*Your goal*:
Your task is to copy the listing exactly. Drop any pictures from the copy.

*Information shown*:
(begin)

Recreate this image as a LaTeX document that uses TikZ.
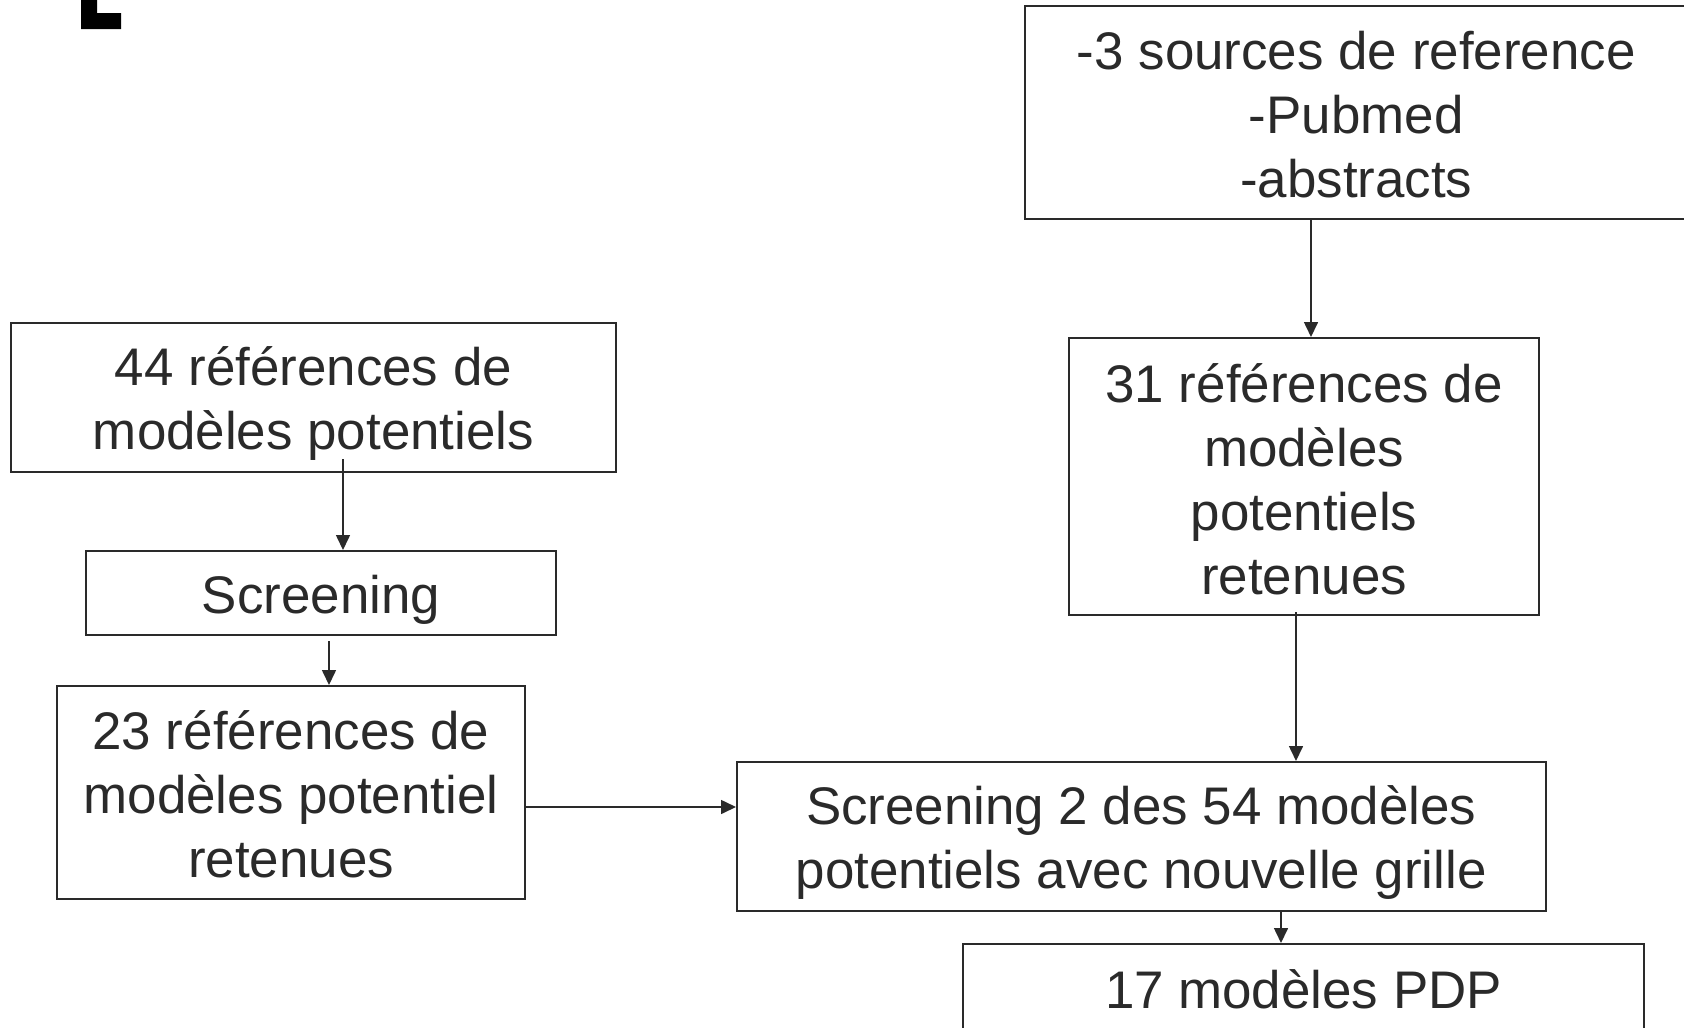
\documentclass[tikz,border=0pt]{standalone}
\usepackage{fontspec}
\setmainfont{Liberation Sans}
\usetikzlibrary{arrows.meta}
\definecolor{ink}{HTML}{2A2A2A}
\tikzset{
  box/.style={draw=ink, line width=2pt, rectangle, inner sep=0pt},
  txt/.style={inner sep=0pt, align=center, text=ink,
    font=\fontsize{52.9}{64}\selectfont},
  % box with its caption lowered by #1
  cap/.style 2 args={label={[txt, yshift=-#1]center:{#2}}},
  arr/.style={draw=ink, line width=1.6pt, -{Triangle[length=15pt,width=14pt]}}
}
\begin{document}
\begin{tikzpicture}[x=1pt,y=-1pt]
\useasboundingbox (0,0) rectangle (1684,1028);
% corner mark
\fill[black] (81,0) -- (97,0) -- (97,13) -- (121,13) -- (121,29) -- (81,29) -- cycle;
% boxes
\node[box, minimum width=605pt, minimum height=149pt,
  cap={6.5pt}{44 références de\\modèles potentiels}] (a) at (313.5,397.5) {};
\node[box, minimum width=470pt, minimum height=84pt,
  cap={6.5pt}{Screening}] (scr) at (321,593) {};
\node[box, minimum width=468pt, minimum height=213pt,
  cap={2pt}{23 références de\\modèles potentiel\\retenues}] (b23) at (291,792.5) {};
\node[box, minimum width=663.4pt, minimum height=212.6pt,
  cap={2pt}{-3 sources de reference\\-Pubmed\\-abstracts}] (src) at (1356.3,112.7) {};
\node[box, minimum width=470pt, minimum height=277pt,
  cap={3pt}{31 références de\\modèles\\potentiels\\retenues}] (b31) at (1304,476.5) {};
\node[box, minimum width=808.5pt, minimum height=149pt,
  cap={6.5pt}{Screening 2 des 54 modèles\\potentiels avec nouvelle grille}] (s2) at (1141.25,836.5) {};
\node[box, minimum width=681pt, minimum height=90pt,
  cap={0pt}{17 modèles PDP}] (b17) at (1303.5,989) {};
% connectors
\draw[arr] ([xshift=29.5pt,yshift=14pt]a.south) -- ([xshift=22pt]scr.north);
\draw[arr] ([xshift=8pt,yshift=-5pt]scr.south) -- ([xshift=38pt]b23.north);
\draw[arr] ([yshift=-14.5pt]b23.east) -- ([yshift=29.5pt]s2.west);
\draw[arr] ([xshift=-45.3pt]src.south) -- ([xshift=7pt]b31.north);
\draw[arr] ([xshift=-8pt,yshift=4pt]b31.south) -- ([xshift=154.75pt]s2.north);
\draw[arr] ([xshift=139.75pt]s2.south) -- ([xshift=-22.5pt]b17.north);
\end{tikzpicture}
\end{document}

(end)

*Full output*:
Recreate this image as a LaTeX document that uses TikZ.
\documentclass[tikz,border=0pt]{standalone}
\usepackage{fontspec}
\setmainfont{Liberation Sans}
\usetikzlibrary{arrows.meta}
\definecolor{ink}{HTML}{2A2A2A}
\tikzset{
  box/.style={draw=ink, line width=2pt, rectangle, inner sep=0pt},
  txt/.style={inner sep=0pt, align=center, text=ink,
    font=\fontsize{52.9}{64}\selectfont},
  % box with its caption lowered by #1
  cap/.style 2 args={label={[txt, yshift=-#1]center:{#2}}},
  arr/.style={draw=ink, line width=1.6pt, -{Triangle[length=15pt,width=14pt]}}
}
\begin{document}
\begin{tikzpicture}[x=1pt,y=-1pt]
\useasboundingbox (0,0) rectangle (1684,1028);
% corner mark
\fill[black] (81,0) -- (97,0) -- (97,13) -- (121,13) -- (121,29) -- (81,29) -- cycle;
% boxes
\node[box, minimum width=605pt, minimum height=149pt,
  cap={6.5pt}{44 références de\\modèles potentiels}] (a) at (313.5,397.5) {};
\node[box, minimum width=470pt, minimum height=84pt,
  cap={6.5pt}{Screening}] (scr) at (321,593) {};
\node[box, minimum width=468pt, minimum height=213pt,
  cap={2pt}{23 références de\\modèles potentiel\\retenues}] (b23) at (291,792.5) {};
\node[box, minimum width=663.4pt, minimum height=212.6pt,
  cap={2pt}{-3 sources de reference\\-Pubmed\\-abstracts}] (src) at (1356.3,112.7) {};
\node[box, minimum width=470pt, minimum height=277pt,
  cap={3pt}{31 références de\\modèles\\potentiels\\retenues}] (b31) at (1304,476.5) {};
\node[box, minimum width=808.5pt, minimum height=149pt,
  cap={6.5pt}{Screening 2 des 54 modèles\\potentiels avec nouvelle grille}] (s2) at (1141.25,836.5) {};
\node[box, minimum width=681pt, minimum height=90pt,
  cap={0pt}{17 modèles PDP}] (b17) at (1303.5,989) {};
% connectors
\draw[arr] ([xshift=29.5pt,yshift=14pt]a.south) -- ([xshift=22pt]scr.north);
\draw[arr] ([xshift=8pt,yshift=-5pt]scr.south) -- ([xshift=38pt]b23.north);
\draw[arr] ([yshift=-14.5pt]b23.east) -- ([yshift=29.5pt]s2.west);
\draw[arr] ([xshift=-45.3pt]src.south) -- ([xshift=7pt]b31.north);
\draw[arr] ([xshift=-8pt,yshift=4pt]b31.south) -- ([xshift=154.75pt]s2.north);
\draw[arr] ([xshift=139.75pt]s2.south) -- ([xshift=-22.5pt]b17.north);
\end{tikzpicture}
\end{document}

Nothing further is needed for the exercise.